We Will Give You Four Cents

If you don’t know, now you know. Gregory Hill Jr. was shot and killed in his garage by police. According to local sources, police came to Hill’s home on the afternoon of Jan. 14, 2014 after receiving a complaint that he was playing loud music at his home.  Deputy Sheriff Christopher Newman and Deputy Edward Lopez pounded on Hill’s front door at 3 p.m. and kept pounding untill Hill responed. He opened up his  garage door where he was listening to music, then immediately put it back down. This is where the part of if you don’t know comes in. Police said Hill was holding a gun. The deputies said he was and other witnesses, including Hill’s 9-year-old daughter who was sitting on a bench across the street, said he was not. As the garage door closed, Newman fired four shots, hitting Hill three times, including a shot to the head that killed him instantly.

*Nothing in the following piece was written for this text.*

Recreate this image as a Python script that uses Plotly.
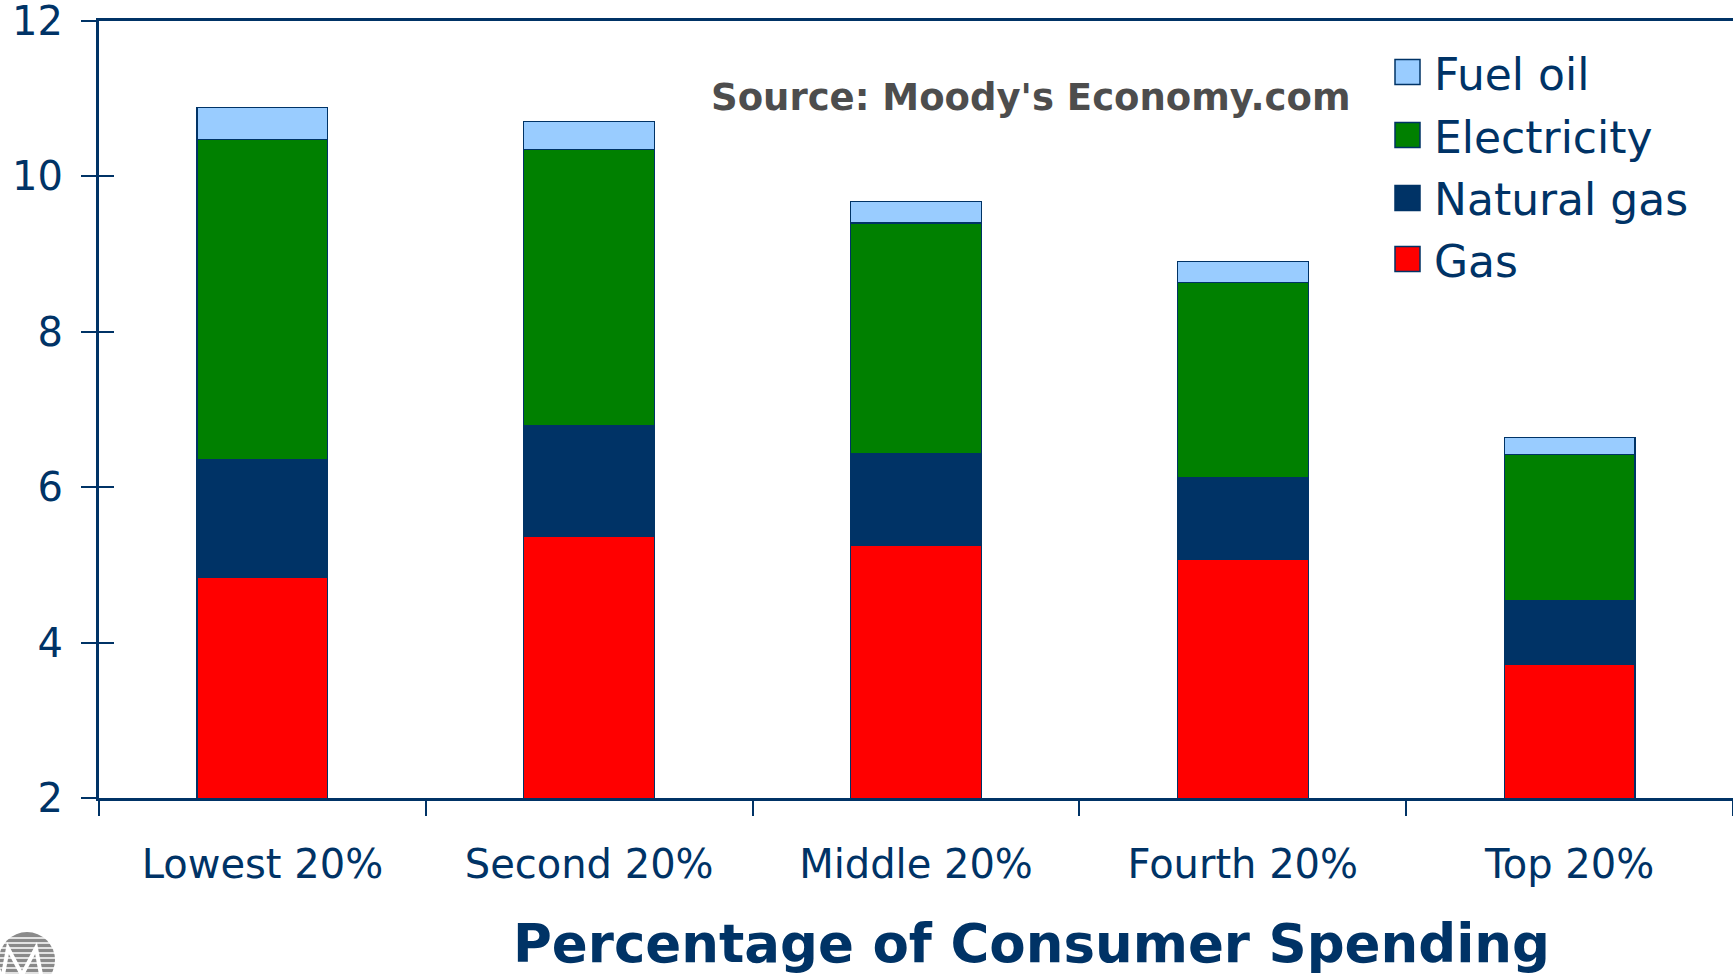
import plotly.graph_objects as go

categories = ["Lowest 20%", "Second 20%", "Middle 20%", "Fourth 20%", "Top 20%"]
gas = [4.84, 5.37, 5.25, 5.07, 3.72]
natural_gas = [1.52, 1.42, 1.18, 1.05, 0.82]
electricity = [4.11, 3.56, 2.97, 2.51, 1.88]
fuel_oil = [0.42, 0.36, 0.28, 0.27, 0.22]
series_names = ["Gas", "Natural gas", "Electricity", "Fuel oil"]
series_colors = ["#FF0000", "#003366", "#008000", "#99CCFF"]

NAVY = "#003366"
OFF = 0  # body margin removed via post_script
W, H = 1733, 974
ML, MR, MT, MB = 99, 0, 21, 176
PW = W - ML - MR
PH = H - MT - MB


def px_x(x):
    return (x - OFF - ML) / PW


def px_y(y):
    return (H - MB - (y - OFF)) / PH


fig = go.Figure()
for name, vals, col in zip(series_names, [gas, natural_gas, electricity, fuel_oil], series_colors):
    fig.add_trace(go.Bar(
        x=categories, y=vals, name=name,
        marker=dict(color=col, line=dict(color=NAVY, width=1.2)),
        showlegend=False,
    ))

tickfont = dict(family="DejaVu Sans", size=40, color=NAVY)

fig.update_layout(
    width=W, height=H,
    margin=dict(l=ML, r=MR, t=MT, b=MB, autoexpand=False),
    paper_bgcolor="white", plot_bgcolor="white",
    barmode="stack", bargap=0.6,
    font=dict(family="DejaVu Sans", color=NAVY),
    xaxis=dict(
        type="category", tickson="boundaries", ticks="outside", ticklen=15,
        tickwidth=2, tickcolor=NAVY, showline=True, linecolor=NAVY, linewidth=3,
        mirror=True, showgrid=False, tickfont=tickfont, ticklabelstandoff=29,
        automargin=False,
    ),
    yaxis=dict(
        range=[2, 12], dtick=2, ticks="outside", ticklen=15, tickwidth=2,
        tickcolor=NAVY, showline=True, linecolor=NAVY, linewidth=3,
        showgrid=False, zeroline=False, tickfont=tickfont, ticklabelstandoff=10,
        ticklabeloverflow="allow", automargin=False,
    ),
    yaxis2=dict(
        range=[2, 12], dtick=2, ticks="inside", ticklen=15, tickwidth=2,
        tickcolor=NAVY, overlaying="y", side="left", showticklabels=False,
        showgrid=False, zeroline=False, showline=False, automargin=False,
    ),
)
# invisible trace to activate yaxis2
fig.add_trace(go.Scatter(x=[categories[0]], y=[None], yaxis="y2", showlegend=False, hoverinfo="skip"))

# Manual legend (top to bottom: Fuel oil, Electricity, Natural gas, Gas)
legend_rows = [72, 135, 198, 259]
for name, col, yc in zip(series_names[::-1], series_colors[::-1], legend_rows):
    fig.add_shape(type="rect", xref="paper", yref="paper",
                  x0=px_x(1395), x1=px_x(1420), y0=px_y(yc + 12.5), y1=px_y(yc - 12.5),
                  fillcolor=col, line=dict(color=NAVY, width=1.5))
    fig.add_annotation(xref="paper", yref="paper", x=px_x(1432), y=px_y(yc + 2),
                       text=name, showarrow=False, xanchor="left", yanchor="middle",
                       font=dict(family="DejaVu Sans", size=44, color=NAVY))

fig.add_annotation(xref="paper", yref="paper", x=px_x(1030), y=px_y(98),
                   text="<b>Source: Moody's Economy.com</b>", showarrow=False,
                   xanchor="center", yanchor="middle",
                   font=dict(family="DejaVu Sans", size=37, color="#4D4D4D"))

fig.add_annotation(xref="paper", yref="paper", x=px_x(1031), y=px_y(944),
                   text="<b>Percentage of Consumer Spending</b>", showarrow=False,
                   xanchor="center", yanchor="middle",
                   font=dict(family="DejaVu Sans", size=53, color=NAVY))

# logo fragment bottom-left (decorative)
fig.add_shape(type="circle", xref="paper", yref="paper",
              x0=px_x(-1), x1=px_x(55), y0=px_y(988), y1=px_y(932),
              fillcolor="#8A8A8A", line=dict(width=0), layer="above")
for yy in range(938, 975, 5):
    fig.add_shape(type="line", xref="paper", yref="paper",
                  x0=px_x(-2), x1=px_x(57), y0=px_y(yy), y1=px_y(yy),
                  line=dict(color="white", width=1.5), layer="above")
m_pts = [(2, 980), (8, 948), (22, 975), (36, 948), (42, 980)]
m_path = "M " + " L ".join(f"{px_x(x)},{px_y(y)}" for x, y in m_pts)
fig.add_shape(type="path", xref="paper", yref="paper", path=m_path,
              line=dict(color="white", width=4), layer="above")

fig.write_html("out.html", config={"displayModeBar": False},
               post_script="document.body.style.margin='0';document.body.style.overflow='hidden';")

The sheriff’s office called in a SWAT team, who tear-gassed the home before officers went in and found Hill’s body. Police reportedly found an unloaded gun in Hill’s back pocket.

A sheriff’s statement said Deputy Christopher Newman, who fired the fatal shots, was “placed in a very difficult situation, and like so many fellow law enforcement officers must do every day, he made the best decision he could for the safety of his partner, himself, and the public given the circumstances he faced.” Hill’s family wasn’t going for it and took the mess to the black robes. A grand jury in Florida brought no charges, so Hill’s family turned to federal court, filing a civil rights lawsuit against Newman and his department. The family’s attorney, John Phillips said the jurors,  one black man, two white men and five white women, seemed receptive to the family’s case during the trial, but confused by the instructions the judge gave for their deliberations last week. The instructions said they could award $1 in “nominal damages” to the family if Hill’s injuries weren’t clearly the result of unjustifiable force. But that part of the instruction was supposed to apply only to the federal civil rights claim, which the jury decided entirely in the deputy’s favor. On the state-law claim, they decided — in a very small way — in favor of the family by finding the sheriff’s department 1 percent negligent. Finally, the jury awarded Hill’s relatives $1 for funeral expenses and $1 for each of Hill’s three children. That $4 was then reduced to 4 cents or 1 percent, representing the sheriff’s liability. The other 99 percent was blamed on the dead man, under a Florida law that enables such decisions if a victim was under the influence of alcohol.

The Hill family attorney called it a slap in the face. “You value someone’s life as one dollar?”  Of course it’s not over. The family is appealing and going to the black robes with the grey hairs. University of Miami law professor Osamudia James says the option of nominal damages is given to juries as a way to acknowledge a wrong, even if they don’t believe large damages are warranted. It’s one tool juries are given to facilitate the difficult process of assigning monetary awards for injuries. “In cases like this with nominal awards, juries are saying ‘We don’t like what happened, but we’re not awarding a lot (of money) to it.”  I personally got some questions about this one.

  1. If the weapon was found in his back pocket, and he immediately closed the garage door, how could he close the garage door facing away from it. When did they see the gun?
  2. They fired immediately after the garage door was closed. How do they know he wasn’t going to turn the music down after he closed the garage door?
  3. If they saw the weapon, why didn’t they shoot then? (That’s what they usually do to a black man with a gun.)

I’m not a lawyer, but I’m thinking with another lawyer, after its all said and done, they looking at ten to twenty million…

UpDate: The Hill’s lawsuit is still in the appeals stage. To date no money has been awarded. A GoFundMe page has been set up to aid his family.